CHENNAI: The 2004 tsunami that left over 8,000 people dead and lives of several lakhs upside down as it carved a trail of destruction and despair in Tamil Nadu also taught the administration several valuable lessons in disaster management and relief, said a senior official who was then heading a district which faced the brunt.

“It was a very costly lesson in disaster rehabilitation, though we still wish the lesson could have been learnt in a text-book than being on the field post a major disaster,” state Health Secretary J.Radhakrishnan, then collector of Nagapattinam that was worst-affected among the state’s 13 coastal districts with 6,100 deaths, told IANS.

“The 2004 tsunami taught the government and officials several lessons on being prepared to meet the known and unknown hazards; involvement of community in reconstruction and rehabilitation; the essence of speed in decision-making; the administrative model to meet the immediate needs of the affected and others,” he said.
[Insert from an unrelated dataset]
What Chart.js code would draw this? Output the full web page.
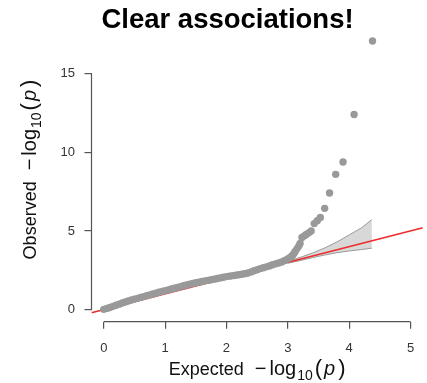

According to Radhakrishnan, whose grit and determination on the post-tsunami period is still recalled gratefully by villagers of Akkaraipettai in Nagapattinam, Tamil Nadu’s experience in rehabilitation and reconstruction activities is now taught to Indian Administrative Service officials. Radhakrishnan said the first lesson learnt is to be prepared for not only known hazards but also unknown ones. He said Nagapattinam is a cyclone-prone area but what was not known till 2004 was about a tsunami’s effect. “Even a country like Japan had to face a cascading effect of the earthquake in 2011. First there was an earthquake that triggered a tsunami. When the giant waves hit the land, nuclear power plants were severely affected,” he said.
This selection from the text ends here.